On the “Phish as torch-bearers for the Grateful Dead” argument:

“The torch bearers? You know, just to back up to the premise of the question, although when the Dead stopped playing, there was certainly the perception that all these fans came over to us, from my perspective, when that was actually happening, the Dead fans didn’t think as much of Phish as they did of the Dead, and vice versa. Obviously, we had a much smaller following.”

“But what ended up happening was the real influence that I felt when the Dead stopped was all the people that came to Phish weren’t there for the music. They were there to sell stuff in the lots and try to make money. It was a little bit of an ugly scene, sort of the darker underbelly of their scene just came over to our lot because it was the next lot. Not because they liked Phish.”

“I think actually, after Trey did the Fare Thee Well concerts, I saw a lot of people that very next tour that looked like old Deadheads that were coming to check us out that hadn’t seen us before. That was my feeling around that. And that has grown.”

“They wrote great songs. And Robert Hunter wrote great lyrics. And I feel like there was a maturity to their lyrics that I hope that we’re touching on as well now. So I can see why people maybe would have had a harder time following a song like ‘Cavern’ 20 years ago, but might be able to identify with ‘A Life Beyond the Dream’ or something.

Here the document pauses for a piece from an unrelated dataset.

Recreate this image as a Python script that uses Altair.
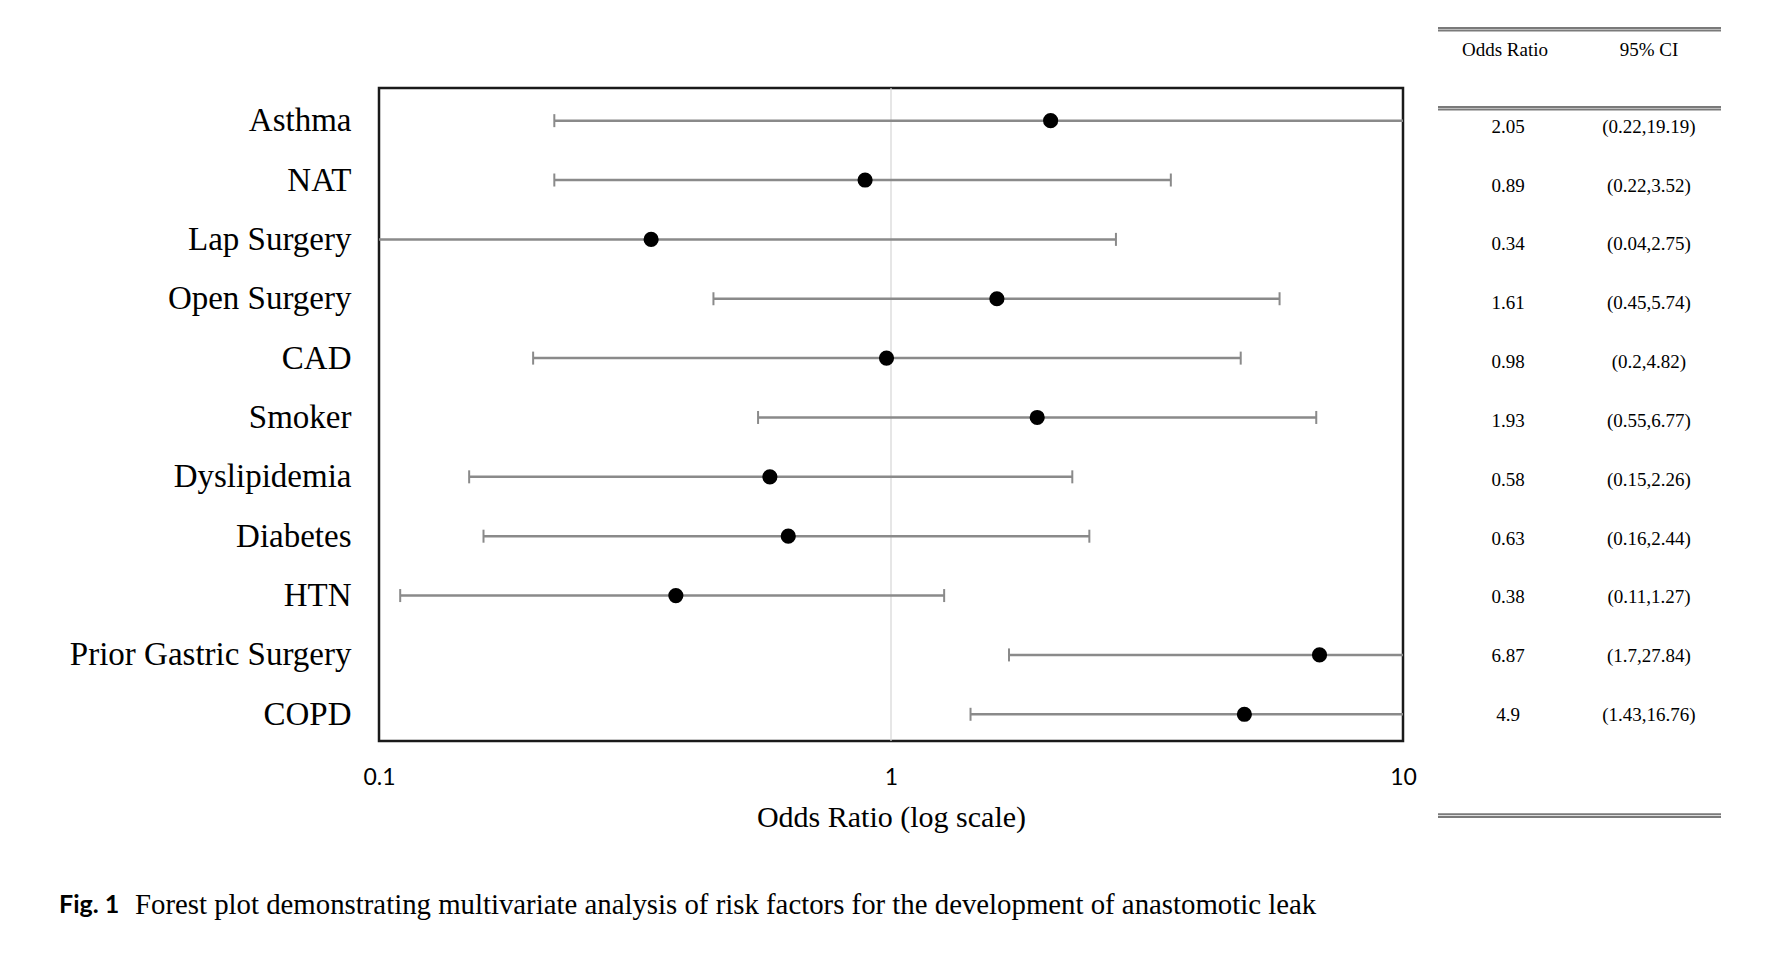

There’s an emotional leap to them that our writing hasn’t always had.”

On the current state and future fate of live music:

“I haven’t really thought about it, to be honest. To me it just feels like we’re not on tour now, which is most of our life. And it might not go on that long, but it’s too soon for me to look down the road and think, ‘Wow, this has been going on for a long time, will it be much longer?’ I just don’t know.”

“I try not to imagine things in the future because I just don’t know if I’m thinking three months out, or six months out, or 18 months out. Mass gatherings – it’s the thing you can’t do, and it’s the thing that we do. So there will be a vaccine at some point, but it’s just so hard to tell at this point. I do my best to try not to look too far forward, and just try and be present with the kids.”

“I really am confident that there will be a day that we will be doing this again in front of people. I don’t go out to concerts much. I play concerts, but I don’t go out to them. I miss the camaraderie, but we also will text and something funny will happen. The four of us are still in contact to some degree, and everyone has just kind of withdrawn just a little bit into their own world, myself included. I’m just keeping it close.”

On Ben & Jerry’s:

“I eat more Cherry Garcia than Phish Food [laughs.] I don’t know if that’s bad.”

On Trey Anastasio’s songwriting output under lockdown:

“I’ve heard about it, but I have no idea what he’s doing, to be honest with you.